As a forest technician and biodiversity champion, he intends to continuously contribute to the restoration of forests while working alongside HARIBON and its partner communities and indigenous people. “Bilang team kami, tulungan kami na parang isang pamilya dito sa HARIBON. Kakatapos lang namin sa AMNP para sa EMPOWER, pagkatapos ay sa BNP naman. Nagkaroon din sila ng training. Kailangan talaga na mag-push tayo kahit na simpleng trabaho lang.” (Here at HARIBON, we work as a team and we help each other like a family. We just finished with EMPOWER’s rainforestation training with AMNP and BNP. We really need to exert effort even in simple tasks.), he proudly shares.
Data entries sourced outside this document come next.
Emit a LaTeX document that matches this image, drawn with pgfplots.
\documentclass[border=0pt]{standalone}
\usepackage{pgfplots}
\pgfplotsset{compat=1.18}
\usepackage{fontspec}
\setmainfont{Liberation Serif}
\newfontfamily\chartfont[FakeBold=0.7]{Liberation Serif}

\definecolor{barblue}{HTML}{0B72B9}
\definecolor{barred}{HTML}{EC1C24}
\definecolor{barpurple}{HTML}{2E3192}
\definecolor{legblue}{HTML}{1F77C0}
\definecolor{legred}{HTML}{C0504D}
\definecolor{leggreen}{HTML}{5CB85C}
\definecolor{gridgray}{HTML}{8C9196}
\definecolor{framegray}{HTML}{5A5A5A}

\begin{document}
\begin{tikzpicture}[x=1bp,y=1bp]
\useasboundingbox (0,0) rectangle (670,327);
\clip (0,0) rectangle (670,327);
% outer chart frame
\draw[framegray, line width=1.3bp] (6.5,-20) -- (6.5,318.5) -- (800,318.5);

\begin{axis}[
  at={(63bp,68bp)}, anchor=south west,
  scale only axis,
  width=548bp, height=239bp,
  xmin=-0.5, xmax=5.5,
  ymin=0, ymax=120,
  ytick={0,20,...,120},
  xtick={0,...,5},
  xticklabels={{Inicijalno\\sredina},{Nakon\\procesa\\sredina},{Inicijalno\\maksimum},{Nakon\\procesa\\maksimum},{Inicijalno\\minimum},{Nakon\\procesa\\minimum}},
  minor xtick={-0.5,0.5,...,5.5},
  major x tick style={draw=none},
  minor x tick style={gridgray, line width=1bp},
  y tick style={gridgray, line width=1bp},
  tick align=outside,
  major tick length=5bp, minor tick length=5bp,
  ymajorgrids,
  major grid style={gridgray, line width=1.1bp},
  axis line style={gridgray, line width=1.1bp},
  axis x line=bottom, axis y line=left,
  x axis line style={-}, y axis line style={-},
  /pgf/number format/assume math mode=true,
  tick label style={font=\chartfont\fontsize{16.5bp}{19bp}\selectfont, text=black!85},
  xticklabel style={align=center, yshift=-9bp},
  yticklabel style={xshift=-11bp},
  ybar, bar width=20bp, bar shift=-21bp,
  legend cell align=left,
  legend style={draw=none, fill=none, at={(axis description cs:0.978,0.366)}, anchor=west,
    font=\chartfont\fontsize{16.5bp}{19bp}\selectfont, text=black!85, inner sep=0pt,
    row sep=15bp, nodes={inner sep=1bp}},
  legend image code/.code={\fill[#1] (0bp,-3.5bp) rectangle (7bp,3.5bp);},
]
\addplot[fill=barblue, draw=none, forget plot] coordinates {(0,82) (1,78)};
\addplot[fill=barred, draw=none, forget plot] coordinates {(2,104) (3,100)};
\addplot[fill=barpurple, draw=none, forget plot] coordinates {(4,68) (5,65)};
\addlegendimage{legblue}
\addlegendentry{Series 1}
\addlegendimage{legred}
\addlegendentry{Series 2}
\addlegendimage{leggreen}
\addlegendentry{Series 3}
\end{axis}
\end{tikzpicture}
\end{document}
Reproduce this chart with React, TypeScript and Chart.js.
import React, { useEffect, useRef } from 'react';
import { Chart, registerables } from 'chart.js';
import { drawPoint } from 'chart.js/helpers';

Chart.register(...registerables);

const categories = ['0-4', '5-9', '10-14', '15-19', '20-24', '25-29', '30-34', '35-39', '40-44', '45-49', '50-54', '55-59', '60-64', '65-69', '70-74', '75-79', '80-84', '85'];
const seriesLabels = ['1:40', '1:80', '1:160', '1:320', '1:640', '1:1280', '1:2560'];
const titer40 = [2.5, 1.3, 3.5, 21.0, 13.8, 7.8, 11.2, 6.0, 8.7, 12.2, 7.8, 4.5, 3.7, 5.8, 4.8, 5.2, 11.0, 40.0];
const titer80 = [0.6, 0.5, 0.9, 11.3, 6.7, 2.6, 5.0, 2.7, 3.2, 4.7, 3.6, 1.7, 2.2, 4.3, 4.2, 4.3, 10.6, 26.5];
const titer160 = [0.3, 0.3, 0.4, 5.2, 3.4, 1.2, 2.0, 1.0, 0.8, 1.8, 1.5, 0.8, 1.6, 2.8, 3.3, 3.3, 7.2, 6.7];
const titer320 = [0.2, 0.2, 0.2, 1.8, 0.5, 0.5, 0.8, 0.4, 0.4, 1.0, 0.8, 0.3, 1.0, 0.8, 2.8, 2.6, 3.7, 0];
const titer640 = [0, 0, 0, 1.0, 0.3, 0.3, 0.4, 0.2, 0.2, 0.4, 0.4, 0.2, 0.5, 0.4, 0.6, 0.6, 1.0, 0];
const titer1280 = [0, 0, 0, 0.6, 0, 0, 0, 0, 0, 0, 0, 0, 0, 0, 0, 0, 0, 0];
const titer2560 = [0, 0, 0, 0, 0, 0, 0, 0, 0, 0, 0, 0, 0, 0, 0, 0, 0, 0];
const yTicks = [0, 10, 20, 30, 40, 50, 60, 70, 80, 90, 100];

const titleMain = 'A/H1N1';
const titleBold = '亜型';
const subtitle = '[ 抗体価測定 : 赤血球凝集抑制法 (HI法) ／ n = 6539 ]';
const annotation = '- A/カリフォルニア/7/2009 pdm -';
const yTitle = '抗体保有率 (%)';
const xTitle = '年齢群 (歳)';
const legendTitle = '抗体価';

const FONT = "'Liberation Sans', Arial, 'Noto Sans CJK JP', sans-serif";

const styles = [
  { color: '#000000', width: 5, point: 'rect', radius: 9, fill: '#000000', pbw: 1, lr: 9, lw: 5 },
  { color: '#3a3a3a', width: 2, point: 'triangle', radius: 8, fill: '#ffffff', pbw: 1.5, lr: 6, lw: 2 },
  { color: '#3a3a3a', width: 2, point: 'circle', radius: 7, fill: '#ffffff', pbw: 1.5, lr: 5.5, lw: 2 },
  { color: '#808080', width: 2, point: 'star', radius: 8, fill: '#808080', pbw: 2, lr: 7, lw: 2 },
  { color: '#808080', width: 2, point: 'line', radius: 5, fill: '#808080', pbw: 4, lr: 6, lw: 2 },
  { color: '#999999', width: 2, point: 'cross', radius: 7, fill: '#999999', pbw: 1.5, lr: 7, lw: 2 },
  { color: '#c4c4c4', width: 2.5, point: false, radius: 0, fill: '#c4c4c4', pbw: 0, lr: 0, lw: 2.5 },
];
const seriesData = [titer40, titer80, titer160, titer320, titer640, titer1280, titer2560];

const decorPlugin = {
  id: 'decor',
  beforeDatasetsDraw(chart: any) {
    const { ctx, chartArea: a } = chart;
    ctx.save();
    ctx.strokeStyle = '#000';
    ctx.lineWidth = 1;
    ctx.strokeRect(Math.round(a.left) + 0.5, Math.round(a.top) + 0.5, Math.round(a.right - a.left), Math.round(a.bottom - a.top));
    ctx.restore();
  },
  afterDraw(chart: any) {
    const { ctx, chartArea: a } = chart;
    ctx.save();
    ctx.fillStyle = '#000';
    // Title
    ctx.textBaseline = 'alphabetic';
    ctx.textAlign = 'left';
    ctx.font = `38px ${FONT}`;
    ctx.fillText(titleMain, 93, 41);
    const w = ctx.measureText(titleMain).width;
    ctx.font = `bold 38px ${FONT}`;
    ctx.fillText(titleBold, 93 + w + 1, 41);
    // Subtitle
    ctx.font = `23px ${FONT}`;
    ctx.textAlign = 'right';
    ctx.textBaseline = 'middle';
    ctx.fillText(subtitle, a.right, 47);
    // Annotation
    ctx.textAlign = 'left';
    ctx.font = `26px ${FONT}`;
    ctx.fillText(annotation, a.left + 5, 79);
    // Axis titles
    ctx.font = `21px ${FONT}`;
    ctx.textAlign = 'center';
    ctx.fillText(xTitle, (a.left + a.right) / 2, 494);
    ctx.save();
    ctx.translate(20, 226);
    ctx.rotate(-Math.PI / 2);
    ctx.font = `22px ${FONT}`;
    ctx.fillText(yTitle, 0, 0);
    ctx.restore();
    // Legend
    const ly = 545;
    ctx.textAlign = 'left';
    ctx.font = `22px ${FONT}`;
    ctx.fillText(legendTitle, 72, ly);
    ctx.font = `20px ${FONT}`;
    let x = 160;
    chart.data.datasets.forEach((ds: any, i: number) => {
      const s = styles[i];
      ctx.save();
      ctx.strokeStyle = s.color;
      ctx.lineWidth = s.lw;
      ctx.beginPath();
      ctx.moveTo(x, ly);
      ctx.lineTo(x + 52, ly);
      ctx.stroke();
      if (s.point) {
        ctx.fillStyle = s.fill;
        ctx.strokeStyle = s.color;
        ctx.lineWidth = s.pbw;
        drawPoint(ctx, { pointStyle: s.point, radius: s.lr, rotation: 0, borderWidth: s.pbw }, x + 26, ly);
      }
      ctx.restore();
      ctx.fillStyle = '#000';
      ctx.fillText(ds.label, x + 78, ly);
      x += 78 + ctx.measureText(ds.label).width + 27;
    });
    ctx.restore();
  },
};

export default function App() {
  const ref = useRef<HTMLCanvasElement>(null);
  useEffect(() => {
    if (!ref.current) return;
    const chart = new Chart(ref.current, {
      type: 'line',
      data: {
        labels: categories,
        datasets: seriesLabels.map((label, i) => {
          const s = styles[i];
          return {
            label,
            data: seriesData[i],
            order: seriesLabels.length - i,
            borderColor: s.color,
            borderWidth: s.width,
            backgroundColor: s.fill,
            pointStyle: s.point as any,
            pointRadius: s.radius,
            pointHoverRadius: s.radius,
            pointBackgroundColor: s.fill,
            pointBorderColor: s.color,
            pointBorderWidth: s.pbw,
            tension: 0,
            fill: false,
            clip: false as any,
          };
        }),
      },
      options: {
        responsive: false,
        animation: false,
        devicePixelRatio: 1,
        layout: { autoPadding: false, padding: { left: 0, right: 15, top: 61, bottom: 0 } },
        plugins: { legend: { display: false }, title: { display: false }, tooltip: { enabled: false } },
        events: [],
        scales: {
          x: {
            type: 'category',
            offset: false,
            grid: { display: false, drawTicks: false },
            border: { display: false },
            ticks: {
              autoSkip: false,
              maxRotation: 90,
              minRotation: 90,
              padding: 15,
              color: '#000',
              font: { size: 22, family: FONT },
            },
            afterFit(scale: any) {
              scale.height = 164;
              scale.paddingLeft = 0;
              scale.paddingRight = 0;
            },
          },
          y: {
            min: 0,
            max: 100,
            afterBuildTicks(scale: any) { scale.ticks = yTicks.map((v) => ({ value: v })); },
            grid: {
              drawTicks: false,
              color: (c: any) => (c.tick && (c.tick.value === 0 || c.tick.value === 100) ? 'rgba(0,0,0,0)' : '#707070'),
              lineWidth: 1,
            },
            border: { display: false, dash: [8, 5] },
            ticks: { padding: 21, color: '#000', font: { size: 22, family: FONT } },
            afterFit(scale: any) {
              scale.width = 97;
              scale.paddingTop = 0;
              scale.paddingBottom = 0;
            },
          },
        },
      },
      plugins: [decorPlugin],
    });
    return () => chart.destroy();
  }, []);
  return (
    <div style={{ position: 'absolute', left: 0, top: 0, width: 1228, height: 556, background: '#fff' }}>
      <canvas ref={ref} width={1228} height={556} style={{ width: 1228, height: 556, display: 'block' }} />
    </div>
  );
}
Kiko’s story shows how the power to effect change lies within each one of us and how this can contribute to restoring our forests. If we collectively work towards the same goal, we can make significant steps toward the restoration and preservation of our forests. We can become a beacon of hope towards making concrete initiatives in improving the state of our forests. In Kiko’s words, “Kailangan na umpisahan natin hangga’t maaga.” (We need to start while we still have time.)
The EMPOWER project is funded by the National Grid Corporation of the Philippines’ (NGCP) and seeks to continue transforming the potential that lies within each individual as exemplified by Kiko’s story.